Desa-desa Palestina di Nablus selatan menghadapi serangan paling sistematis oleh pemukim Israel di Tepi Barat yang diduduki, termasuk Qusra, Burin, dan 'Urif. Serangan termasuk penyerangan fisik dan pemukulan dengan batu dan pentungan, perusakan properti, termasuk rumah, sekolah, dan mobil, serta pencurian dan perusakan tanaman dan ladang.
* Untuk mengetahui kebenaran informasi yang beredar, silakan WhatsApp ke nomor 0811 9787 670 hanya dengan ketik kata kunci yang diinginkan.
Semangat di Tengah Keterbatasan
Pada 2020, Kantor PBB untuk Koordinasi Urusan Kemanusiaan (OCHA) mencatat 40 serangan oleh pemukim Israel terhadap warga Palestina selama musim panen zaitun, 17 di antaranya di provinsi Nablus, diikuti oleh 10 di daerah Ramallah. Jalud dan desa sebelah Qaryout dikelilingi oleh tiga pemukiman besar dan serangkaian pos terdepan yang melapisi tepi sisa tanah mereka.
Kedua desa kecil tersebut sering menjadi sasaran serangan pemukim, yang sering melakukannya dengan perlindungan tentara Israel. Pemukim di pos-pos terdekat Adei Ad, Esh Kodesh, dan Ahiya adalah beberapa yang paling kejam di Tepi Barat yang diduduki.
Pada 2019, pemukim membakar sekitar 1.000 pohon zaitun di Jalud. Baru-baru ini di bulan Mei, para pemukim membakar kebun zaitun dan menebang tiang listrik yang melayani Jalud, untuk ketiga kalinya.
Qassem al-Haj Mohammad, seorang petani berusia 52 tahun, memiliki beberapa bidang tanah di Jalud bersama saudara-saudaranya, yang mereka warisi dari ayah mereka. Tanah keluarga telah diserang oleh pemukim pada beberapa kesempatan, termasuk dalam satu contoh menebang 40 pohon zaitun yang mereka tanam pada 1980-an.

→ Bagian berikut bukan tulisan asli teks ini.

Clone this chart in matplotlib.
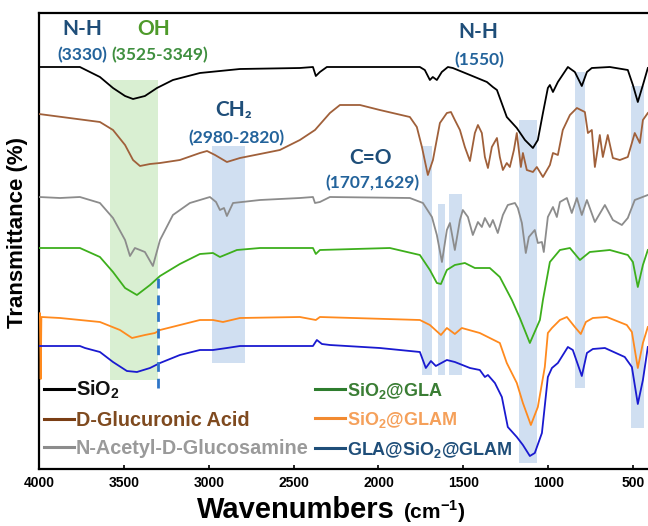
import matplotlib
matplotlib.use("Agg")
import matplotlib.pyplot as plt
from matplotlib.lines import Line2D

plt.rcParams['font.family'] = ['Liberation Sans', 'DejaVu Sans']
plt.rcParams['mathtext.fontset'] = 'custom'
plt.rcParams['mathtext.rm'] = 'Liberation Sans'
plt.rcParams['mathtext.bf'] = 'Liberation Sans:bold'

# ---------------- data (wavenumber cm-1, transmittance a.u. incl. offset) ----------------
sio2_wn = [4000, 3759, 3641, 3564, 3493, 3446, 3376, 3305, 3211, 3052, 2816, 2463, 2386, 2369, 2345, 2304,
           1756, 1727, 1697, 1680, 1656, 1627, 1591, 1562, 1461, 1361, 1326, 1302, 1244, 1185, 1137, 1090,
           1061, 1031, 1002, 990, 972, 943, 884, 843, 802, 772, 743, 637, 531, 501, 472, 442, 413]
sio2_t = [402, 402, 392, 381, 373, 370, 373, 381, 389, 396, 400, 401, 402, 393, 397, 402,
          402, 399, 389, 392, 389, 397, 402, 401, 394, 387, 382, 379, 352, 341, 329, 321,
          329, 356, 381, 384, 377, 387, 402, 397, 383, 397, 401, 402, 399, 384, 367, 384, 401]

gla_wn = [4000, 3641, 3564, 3493, 3446, 3405, 3346, 3287, 3170, 3052, 3010, 2963, 2893, 2816, 2698, 2581,
          2463, 2374, 2286, 2227, 2109, 1992, 1815, 1774, 1744, 1709, 1679, 1638, 1597, 1573, 1550, 1520,
          1491, 1461, 1432, 1414, 1391, 1373, 1355, 1332, 1302, 1285, 1267, 1244, 1226, 1202, 1185, 1173,
          1161, 1149, 1126, 1090, 1067, 1031, 990, 972, 943, 914, 872, 831, 784, 766, 743, 725, 696, 678,
          649, 619, 578, 531, 490, 460, 442, 413]
gla_t = [355, 347, 339, 324, 309, 303, 305, 306, 309, 316, 318, 314, 307, 311, 315, 319,
         329, 339, 356, 364, 364, 359, 352, 342, 322, 294, 309, 346, 356, 357, 349, 339,
         322, 308, 336, 344, 336, 312, 301, 322, 331, 312, 299, 306, 302, 319, 336, 319,
         302, 316, 299, 297, 302, 292, 304, 316, 314, 339, 354, 361, 357, 336, 339, 302, 334, 312,
         334, 311, 309, 312, 336, 326, 349, 356]

nag_wn = [4000, 3876, 3759, 3641, 3564, 3493, 3464, 3435, 3405, 3376, 3329, 3287, 3211, 3111, 2993, 2957,
          2934, 2910, 2893, 2857, 2698, 2463, 2386, 2374, 2345, 2286, 1815, 1738, 1685, 1656, 1626, 1597,
          1579, 1550, 1520, 1503, 1473, 1444, 1414, 1391, 1373, 1344, 1326, 1297, 1267, 1238, 1196, 1179,
          1155, 1132, 1114, 1079, 1061, 1037, 1026, 1002, 972, 949, 931, 890, 861, 831, 802, 772, 725,
          666, 619, 566, 531, 490, 413]
nag_t = [272, 271, 272, 266, 251, 229, 213, 221, 219, 217, 203, 229, 254, 266, 272, 267,
         259, 261, 253, 266, 269, 271, 272, 266, 267, 272, 271, 266, 252, 234, 207, 239,
         246, 219, 249, 259, 252, 234, 247, 242, 251, 242, 249, 236, 254, 264, 266, 261,
         246, 216, 232, 239, 226, 227, 217, 252, 262, 252, 267, 271, 256, 271, 254, 269, 247,
         264, 249, 244, 251, 269, 274]

sgla_wn = [4000, 3759, 3641, 3564, 3493, 3423, 3346, 3287, 3170, 3052, 2975, 2934, 2834, 2698, 2386, 2369,
           2345, 1933, 1756, 1697, 1656, 1632, 1597, 1550, 1491, 1432, 1344, 1285, 1214, 1167, 1108, 1049,
           1031, 990, 931, 872, 813, 755, 637, 531, 501, 472, 442, 413]
sgla_t = [221, 221, 212, 197, 181, 174, 184, 193, 205, 215, 216, 212, 219, 221, 221, 215,
          219, 221, 214, 199, 186, 185, 199, 204, 206, 201, 201, 192, 169, 151, 126, 149,
          169, 207, 219, 221, 209, 217, 219, 214, 207, 182, 204, 219]

sglam_wn = [4000, 3995, 3990, 3986, 3876, 3641, 3523, 3452, 3376, 3317, 3287, 3052, 2975, 2916, 2816, 2463,
            2369, 2345, 1756, 1697, 1632, 1597, 1550, 1509, 1403, 1285, 1244, 1185, 1149, 1102, 1061, 1020,
            1002, 978, 931, 890, 843, 808, 778, 737, 655, 537, 507, 472, 442, 413]
sglam_t = [152, 156, 90, 152, 151, 147, 139, 131, 134, 136, 139, 149, 149, 147, 151, 152,
           149, 152, 149, 144, 134, 141, 135, 141, 136, 126, 106, 86, 66, 44, 62, 102,
           136, 141, 149, 152, 142, 135, 147, 151, 152, 144, 137, 101, 126, 142]

both_wn = [4000, 3759, 3729, 3641, 3564, 3482, 3423, 3346, 3287, 3170, 3052, 2975, 2893, 2816, 2386, 2363,
           2333, 2286, 1992, 1756, 1721, 1691, 1662, 1597, 1550, 1461, 1403, 1373, 1355, 1314, 1273, 1238,
           1185, 1149, 1108, 1079, 1037, 1002, 978, 943, 884, 855, 802, 772, 737, 666, 549, 507, 472, 442, 413]
both_t = [123, 123, 121, 117, 107, 98, 97, 101, 106, 114, 119, 119, 121, 123, 123, 129,
          125, 124, 121, 117, 101, 108, 103, 109, 107, 101, 99, 92, 94, 86, 72, 42,
          32, 24, 13, 16, 36, 92, 101, 106, 122, 119, 93, 116, 120, 121, 112, 102, 65, 89, 122]

# shaded bands: (wn_high, wn_low, t_bottom, t_top)
oh_band = (3582, 3299, 89, 389)
blue_bands = [(2981, 2787, 106, 323), (1744, 1685, 94, 323), (1650, 1609, 94, 265),
              (1585, 1509, 94, 275), (1173, 1067, 6, 349), (843, 784, 81, 397), (513, 437, 41, 383)]
nh_line = (3300, 81, 192)

x_ticks = [4000, 3500, 3000, 2500, 2000, 1500, 1000, 500]

series = [
    (r"SiO$_\mathbf{2}$", sio2_wn, sio2_t, '#000000', '#000000', '#111111'),
    ("D-Glucuronic Acid", gla_wn, gla_t, '#A0603A', '#7A3E14', '#7F4A1F'),
    ("N-Acetyl-D-Glucosamine", nag_wn, nag_t, '#8C8C8C', '#8C8C8C', '#9A9A9A'),
    (r"SiO$_\mathbf{2}$@GLA", sgla_wn, sgla_t, '#3DAF1C', '#2E7D2E', '#3A7D34'),
    (r"SiO$_\mathbf{2}$@GLAM", sglam_wn, sglam_t, '#FF8A1E', '#F28A30', '#F5A05A'),
    (r"GLA@SiO$_\mathbf{2}$@GLAM", both_wn, both_t, '#1A1AD0', '#1F4E79', '#1F4E79'),
]

W, H = 648, 526
fig = plt.figure(figsize=(W / 100, H / 100), dpi=100)
ax = fig.add_axes([39 / W, 1 - 469 / H, 1 - 39 / W, (469 - 13) / H])

# bands
ax.fill_between([oh_band[0], oh_band[1]], oh_band[2], oh_band[3], color='#D9EFD2', lw=0, zorder=0)
for b in blue_bands:
    ax.fill_between([b[0], b[1]], b[2], b[3], color='#D0DFF1', lw=0, zorder=0)

for name, wn, t, col, _, _ in series:
    ax.plot(wn, t, color=col, lw=1.3, zorder=3)

ax.plot([nh_line[0], nh_line[0]], [nh_line[1], nh_line[2]], color='#2E75C8', lw=2.0,
        ls=(0, (3.5, 2.5)), zorder=4)

ax.set_xlim(4000, 412)
ax.set_ylim(0, 456)
ax.set_yticks([])
ax.set_xticks(x_ticks)
ax.set_xticklabels([str(v) for v in x_ticks], fontweight='bold', fontsize=10)
ax.tick_params(axis='x', direction='in', length=3, width=1.2, pad=5)
for s in ['left', 'bottom', 'top']:
    ax.spines[s].set_linewidth(1.6)
ax.spines['right'].set_visible(False)

# legend
handles = [Line2D([0], [0], color=s[4], lw=2.2) for s in series]
labels = [s[0] for s in series]
leg = ax.legend(handles, labels, ncol=2, loc='upper left', frameon=False,
                bbox_to_anchor=(44 / W, 1 - 379 / H), bbox_transform=fig.transFigure,
                borderpad=0, borderaxespad=0, handlelength=1.5, handletextpad=0.1,
                columnspacing=0.35, labelspacing=0.47,
                prop={'weight': 'bold', 'size': 14.3})
for i, (txt, s) in enumerate(zip(leg.get_texts(), series)):
    txt.set_color(s[5])
    if i >= 3:
        txt.set_fontsize(13)

# annotations
hdr = '#1F4E79'
val = '#23639B'
afont = ['Lato', 'DejaVu Sans']
def ftext(x, y, s, color, size):
    fig.text(x / W, 1 - y / H, s, color=color, fontsize=size, fontweight='bold',
             ha='center', va='center', family=afont)

ftext(82, 29, 'N-H', hdr, 15)
ftext(82, 55, '(3330)', val, 12.5)
ftext(154, 29, 'OH', '#4E9A2A', 15)
ftext(160, 55, '(3525-3349)', '#3F8F3F', 12.5)
ftext(234, 110, 'CH\u2082', hdr, 15)
ftext(236, 138, '(2980-2820)', val, 12.5)
ftext(370, 158, 'C=O', hdr, 15)
ftext(372, 183, '(1707,1629)', val, 12.5)
ftext(478, 32, 'N-H', hdr, 15)
ftext(479, 60, '(1550)', val, 12.5)

# axis labels
fig.text(18 / W, 1 - 232 / H, 'Transmittance (%)', rotation=90, fontsize=16, fontweight='bold',
         ha='center', va='center')
fig.text(197 / W, 1 - 510 / H, 'Wavenumbers', fontsize=21, fontweight='bold', ha='left', va='center')
fig.text(403 / W, 1 - 512 / H, r'(cm$^{\mathbf{-1}}$)', fontsize=15, fontweight='bold',
         ha='left', va='center')

fig.savefig('out.png', dpi=100)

Dalam contoh lain membakar 150 pohon zaitun yang ditanam oleh ayah mereka pada 1960-an. Ia mengatakan kepada Al Jazeera bahwa pemukim mencoba memprovokasi warga Palestina dengan tujuan mengumpulkan reaksi, yang kemudian dapat mereka gunakan sebagai alasan bagi tentara untuk mencegah mereka mengakses tanah mereka. "Mereka ingin kita melakukan apa saja, supaya mereka bisa menguasai wilayah itu."
Advertisement
Merugi
Perjuangan keluarga melampaui serangan pemukim. Keluarga Qassem, seperti banyak keluarga lainnya, dilarang mengakses sebagian besar tanah mereka di daerah yang dekat dengan pemukiman, kecuali dua hingga tiga hari dalam setahun.
"Mereka mengizinkan kami satu atau dua hari untuk menanam tanaman kami, dan satu hari untuk memanennya, sepanjang tahun," kata Qassem.
"Kami tidak diperbolehkan melakukan hal lain untuk memelihara pohon, jadi setiap tahun, hasil panen kami berkurang," lanjutnya.
Ia juga menjelaskan bahwa satu tahun, dia dan lima pemilik tanah lainnya secara kolektif kehilangan sekitar 40.000 shekel atau setara Rp175 juta. "Namun, kami terpaksa pergi ke sana dan bekerja pada hari-hari yang diizinkan. Jika kita biarkan, tentara dan pemukim akan menggunakannya sebagai alasan untuk menangkap," tambahnya.
Qassem memperkirakan bahwa petani Palestina di daerah itu kehilangan puluhan ribu shekel setiap tahun. Hal tersebut dikarenakan pembatasan pendudukan Israel di tanah mereka.